Former Director of Pharmacy
PRESCRIPTION FOR CHANGE
I became interested in pharmacy while growing up in Pennsylvania working in my Dad's drug store. After graduating from Philadelphia College of Pharmacy and Science, I applied for a commission in the Navy. The Navy turned me down because of colorblindness, but I was apparently good enough for the Army! I really became interested in hospital work after I was assigned to the hospital pharmacy at Ft. Bragg in North Carolina and later a MASH Hospital in Korea, after the war.
A couple years after my discharge, I was hired as Assistant Director of Pharmacy at the Hospital Center.
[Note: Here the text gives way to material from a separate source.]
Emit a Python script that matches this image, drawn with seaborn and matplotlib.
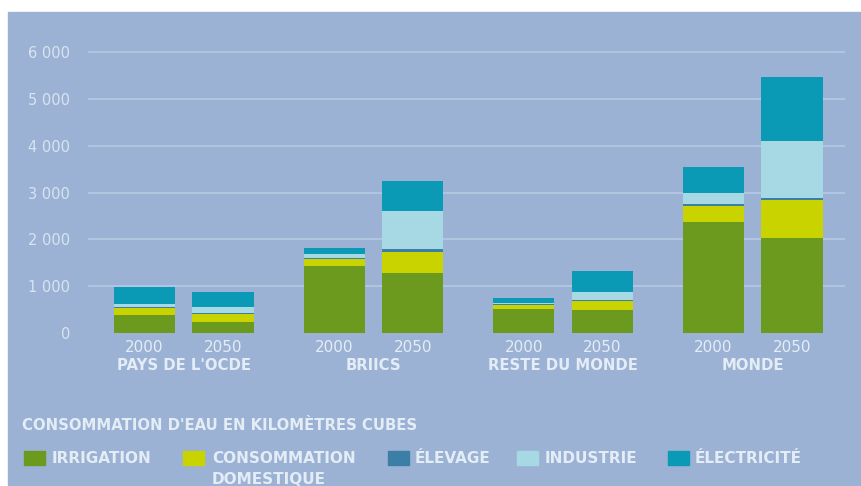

Within a year, I was promoted to Director, a position I held for the next 36 years.
What a difference between then and now! When I started, the Hospital Center's pharmacy looked like an Upjohn warehouse; drug salesmen (they were all males in those days) were allowed to write their own orders. Needless to say, we changed that practice! Back then, pharmacy services were centralized - quite a challenge in a 900-bed hospital - and the pharmacy was closed between 9 p.m. and 8 a.m. Commonly used medications were stocked on the patient care units in a locked storage unit called the Brewer Machine. Intravenous admixtures were prepared by nurses on the patient care unit, without benefit of an aseptic environment.
Hospital pharmacies everywhere needed to make some changes, and I'm proud to say MedStar Washington Hospital Center was ahead of the curve. We were the first hospital in the area to establish a 24-hour pharmacy service and also the first to develop a round-the-clock centralized intravenous admixture program. In 1975, we were also one of the first in the area to hire a Doctor of Pharmacy - Jay Barbaccia, Pharm.D., now Director of Pharmacy - specifically to monitor antibiotic usage. This led to the development of a clinical program, decentralized pharmacy services, a drug information center and a residency program - a lot of progress since the earlier days.
Since retiring, my wife Gene - a former Hospital Center nurse - and I live in Bethany Beach. But we'll always have fond memories of our days at the hospital.
Many years ago I took some zinc peroxide to the Laboratory to be activated by placing it in an oven. Several hours later when I returned to the Laboratory I was met by an irate employee, Macon Williams. Macon had several things to tell me. The first was that his lasagna lunch was in the same oven in which I had placed the zinc peroxide. The second thing he said was that when the zinc peroxide exploded it splattered his lasagna throughout the lab. Macon did not talk to me for a year. Twenty-five or so years later, Macon retired and I presented him with a very large homemade lasagna.
Another time, probably around the late 70s, Washington was hit by a huge blizzard that practically brought the city to a standstill. Coincidentally, farmers (with their tractors) from all over the country were in town protesting something or other. Dick Loughery, the hospital's administrator, persuaded some of them to come by and plow the parking lots when they weren't picketing. Pretty creative solution, I think.
Now, I volunteer every weekday morning at the Delaware Department of Mental Health, where I interact with eight or 10 severely mentally and physically deficient residents, just to let them know someone cares. When Gene and I have nothing else to do we always have 12 grandchildren we can call upon to liven things up.